◆ Written request ◆
Retype all material exactly. Pictures stay out of the copy.

◆ Source material ◆

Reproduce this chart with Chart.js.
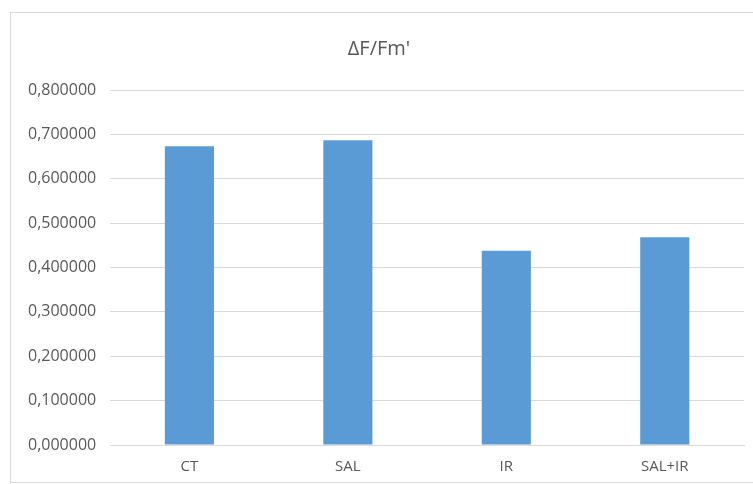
<!DOCTYPE html>
<html>
<head>
<meta charset="utf-8">
<script src="https://cdn.jsdelivr.net/npm/chart.js@4.4.1/dist/chart.umd.min.js"></script>
<style>
  html, body { margin: 0; padding: 0; background: #ffffff; }
  #wrap { position: relative; width: 753px; height: 484px; overflow: hidden; }
  #frame { position: absolute; left: 10px; top: 12px; width: 760px; height: 469px;
           border-left: 1px solid #d9d9d9; border-top: 1px solid #d9d9d9; border-bottom: 1px solid #d9d9d9; }
  canvas { position: absolute; left: 0; top: 0; }
</style>
</head>
<body>
<div id="wrap">
  <div id="frame"></div>
  <canvas id="c" width="753" height="484"></canvas>
</div>
<script>
// Treatments and their ΔF/Fm' values
const categories = ['CT', 'SAL', 'IR', 'SAL+IR'];
const values = [0.673, 0.687, 0.438, 0.468];
// Y axis range and step
const yMin = 0;
const yMax = 0.8;
const yStep = 0.1;

const grey = '#595959';
const fontFamily = '"Open Sans", "Liberation Sans", sans-serif';

new Chart(document.getElementById('c'), {
  type: 'bar',
  data: {
    labels: categories,
    datasets: [{
      data: values,
      backgroundColor: '#5b9bd5',
      borderWidth: 0,
      categoryPercentage: 1.0,
      barPercentage: 0.31
    }]
  },
  options: {
    responsive: false,
    animation: false,
    layout: { padding: { left: 14, right: 9, top: 12, bottom: -5 } },
    plugins: {
      legend: { display: false },
      tooltip: { enabled: false },
      title: {
        display: true,
        text: "ΔF/Fm'",
        color: grey,
        font: { family: fontFamily, size: 20, weight: 'normal' },
        padding: { top: 25, bottom: 29 }
      }
    },
    scales: {
      x: {
        grid: { display: false, drawTicks: false },
        border: { display: true, color: '#d9d9d9' },
        ticks: {
          color: grey,
          padding: 13,
          font: { family: fontFamily, size: 15 }
        }
      },
      y: {
        min: yMin,
        max: yMax,
        grid: { color: '#d9d9d9', drawTicks: false },
        border: { display: false },
        ticks: {
          stepSize: yStep,
          color: grey,
          padding: 14,
          font: { family: fontFamily, size: 16 },
          callback: v => v.toFixed(6).replace('.', ',')
        }
      }
    }
  }
});
</script>
</body>
</html>
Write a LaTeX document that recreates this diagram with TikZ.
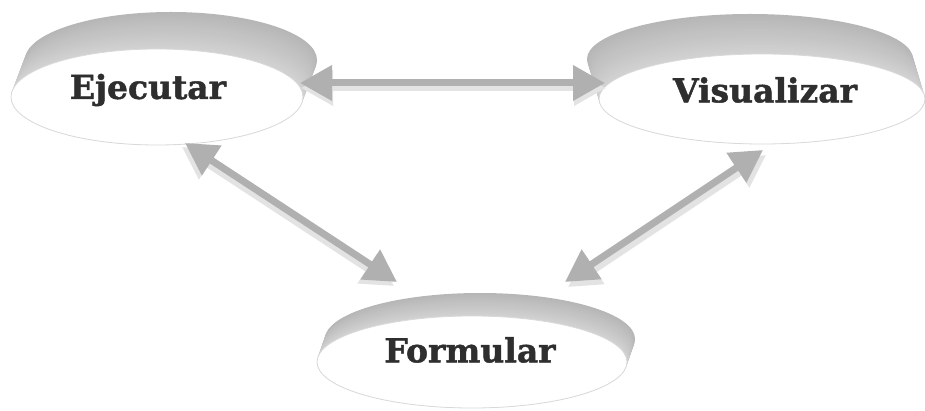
\documentclass[tikz,border=0pt]{standalone}
\usepackage{fontspec}
\setmainfont{DejaVu Serif}
\newfontfamily\lblfont{DejaVu Serif}[BoldFeatures={FakeBold=1.4}]
\usetikzlibrary{shapes.geometric,arrows.meta}
\tikzset{
  face/.style={ellipse, fill=white, draw=gray!30, line width=0.8pt, inner sep=0pt},
  lbl/.style={font=\lblfont\bfseries\fontsize{33}{33}\selectfont, text=black!82, inner sep=0pt},
  arrtip/.tip={Triangle[length=32pt,width=34pt]},
  arr/.style={line width=7pt, draw=gray!62, arrtip-arrtip},
  arrlight/.style={line width=7pt, draw=gray!22, arrtip-arrtip},
}
\newcommand\rimdisk[6]{%
  \foreach \i in {0,...,30}{%
    \pgfmathsetmacro\t{1-\i/30}%
    \pgfmathsetmacro\c{35+22*\t}%
    \fill[gray!\c] (#1+\t*#5, #2+\t*#6) ellipse [x radius=#3pt, y radius=#4pt];
  }}
\begin{document}
\begin{tikzpicture}[x=1pt,y=-1pt]
  \clip (0,0) rectangle (925,411);
  \fill[white] (0,0) rectangle (925,411);
  % disks
  \rimdisk{157}{97}{146}{48}{14}{-37}
  \node[face, minimum width=292pt, minimum height=96pt] (ej) at (157,97) {};
  \rimdisk{762}{99}{163}{45}{-12}{-40}
  \node[face, minimum width=326pt, minimum height=90pt] (vi) at (762,99) {};
  \rimdisk{472}{362}{155}{46}{8}{-23}
  \node[face, minimum width=310pt, minimum height=92pt] (fo) at (472,362) {};
  % labels
  \node[lbl] (ejt) at (148,90) {Ejecutar};
  \node[lbl] (vit) at (765,90) {Visualizar};
  \node[lbl] (fot) at (470,350) {Formular};
  % arrow ends
  \coordinate (h1) at (300,83);
  \coordinate (h2) at (605,83);
  \coordinate (l1) at (185,143);
  \coordinate (l2) at (397,282);
  \coordinate (r1) at (565,282);
  \coordinate (r2) at (763,150);
  % arrows
  \draw[arrlight] ([shift={(1,5)}]h1) -- ([shift={(1,5)}]h2);
  \draw[arr] (h1) -- (h2);
  \draw[arrlight] ([shift={(-3,4)}]l1) -- ([shift={(-3,4)}]l2);
  \draw[arr] (l1) -- (l2);
  \draw[arrlight] ([shift={(3,5)}]r1) -- ([shift={(3,5)}]r2);
  \draw[arr] (r1) -- (r2);
\end{tikzpicture}
\end{document}
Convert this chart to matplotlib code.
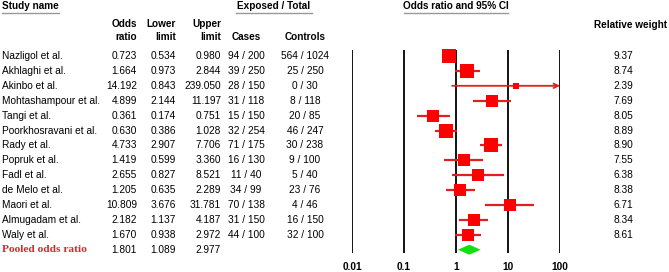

◆ Full output ◆
Reproduce this chart with Chart.js.
<!DOCTYPE html>
<html>
<head>
<meta charset="utf-8">
<script src="https://cdn.jsdelivr.net/npm/chart.js@4.4.1/dist/chart.umd.min.js"></script>
<style>
  html, body { margin: 0; padding: 0; background: #ffffff; }
  #wrap { position: relative; width: 753px; height: 484px; overflow: hidden; }
  #frame { position: absolute; left: 10px; top: 12px; width: 760px; height: 469px;
           border-left: 1px solid #d9d9d9; border-top: 1px solid #d9d9d9; border-bottom: 1px solid #d9d9d9; }
  canvas { position: absolute; left: 0; top: 0; }
</style>
</head>
<body>
<div id="wrap">
  <div id="frame"></div>
  <canvas id="c" width="753" height="484"></canvas>
</div>
<script>
// Treatments and their ΔF/Fm' values
const categories = ['CT', 'SAL', 'IR', 'SAL+IR'];
const values = [0.673, 0.687, 0.438, 0.468];
// Y axis range and step
const yMin = 0;
const yMax = 0.8;
const yStep = 0.1;

const grey = '#595959';
const fontFamily = '"Open Sans", "Liberation Sans", sans-serif';

new Chart(document.getElementById('c'), {
  type: 'bar',
  data: {
    labels: categories,
    datasets: [{
      data: values,
      backgroundColor: '#5b9bd5',
      borderWidth: 0,
      categoryPercentage: 1.0,
      barPercentage: 0.31
    }]
  },
  options: {
    responsive: false,
    animation: false,
    layout: { padding: { left: 14, right: 9, top: 12, bottom: -5 } },
    plugins: {
      legend: { display: false },
      tooltip: { enabled: false },
      title: {
        display: true,
        text: "ΔF/Fm'",
        color: grey,
        font: { family: fontFamily, size: 20, weight: 'normal' },
        padding: { top: 25, bottom: 29 }
      }
    },
    scales: {
      x: {
        grid: { display: false, drawTicks: false },
        border: { display: true, color: '#d9d9d9' },
        ticks: {
          color: grey,
          padding: 13,
          font: { family: fontFamily, size: 15 }
        }
      },
      y: {
        min: yMin,
        max: yMax,
        grid: { color: '#d9d9d9', drawTicks: false },
        border: { display: false },
        ticks: {
          stepSize: yStep,
          color: grey,
          padding: 14,
          font: { family: fontFamily, size: 16 },
          callback: v => v.toFixed(6).replace('.', ',')
        }
      }
    }
  }
});
</script>
</body>
</html>
Write a LaTeX document that recreates this diagram with TikZ.
\documentclass[tikz,border=0pt]{standalone}
\usepackage{fontspec}
\setmainfont{DejaVu Serif}
\newfontfamily\lblfont{DejaVu Serif}[BoldFeatures={FakeBold=1.4}]
\usetikzlibrary{shapes.geometric,arrows.meta}
\tikzset{
  face/.style={ellipse, fill=white, draw=gray!30, line width=0.8pt, inner sep=0pt},
  lbl/.style={font=\lblfont\bfseries\fontsize{33}{33}\selectfont, text=black!82, inner sep=0pt},
  arrtip/.tip={Triangle[length=32pt,width=34pt]},
  arr/.style={line width=7pt, draw=gray!62, arrtip-arrtip},
  arrlight/.style={line width=7pt, draw=gray!22, arrtip-arrtip},
}
\newcommand\rimdisk[6]{%
  \foreach \i in {0,...,30}{%
    \pgfmathsetmacro\t{1-\i/30}%
    \pgfmathsetmacro\c{35+22*\t}%
    \fill[gray!\c] (#1+\t*#5, #2+\t*#6) ellipse [x radius=#3pt, y radius=#4pt];
  }}
\begin{document}
\begin{tikzpicture}[x=1pt,y=-1pt]
  \clip (0,0) rectangle (925,411);
  \fill[white] (0,0) rectangle (925,411);
  % disks
  \rimdisk{157}{97}{146}{48}{14}{-37}
  \node[face, minimum width=292pt, minimum height=96pt] (ej) at (157,97) {};
  \rimdisk{762}{99}{163}{45}{-12}{-40}
  \node[face, minimum width=326pt, minimum height=90pt] (vi) at (762,99) {};
  \rimdisk{472}{362}{155}{46}{8}{-23}
  \node[face, minimum width=310pt, minimum height=92pt] (fo) at (472,362) {};
  % labels
  \node[lbl] (ejt) at (148,90) {Ejecutar};
  \node[lbl] (vit) at (765,90) {Visualizar};
  \node[lbl] (fot) at (470,350) {Formular};
  % arrow ends
  \coordinate (h1) at (300,83);
  \coordinate (h2) at (605,83);
  \coordinate (l1) at (185,143);
  \coordinate (l2) at (397,282);
  \coordinate (r1) at (565,282);
  \coordinate (r2) at (763,150);
  % arrows
  \draw[arrlight] ([shift={(1,5)}]h1) -- ([shift={(1,5)}]h2);
  \draw[arr] (h1) -- (h2);
  \draw[arrlight] ([shift={(-3,4)}]l1) -- ([shift={(-3,4)}]l2);
  \draw[arr] (l1) -- (l2);
  \draw[arrlight] ([shift={(3,5)}]r1) -- ([shift={(3,5)}]r2);
  \draw[arr] (r1) -- (r2);
\end{tikzpicture}
\end{document}
Convert this chart to matplotlib code.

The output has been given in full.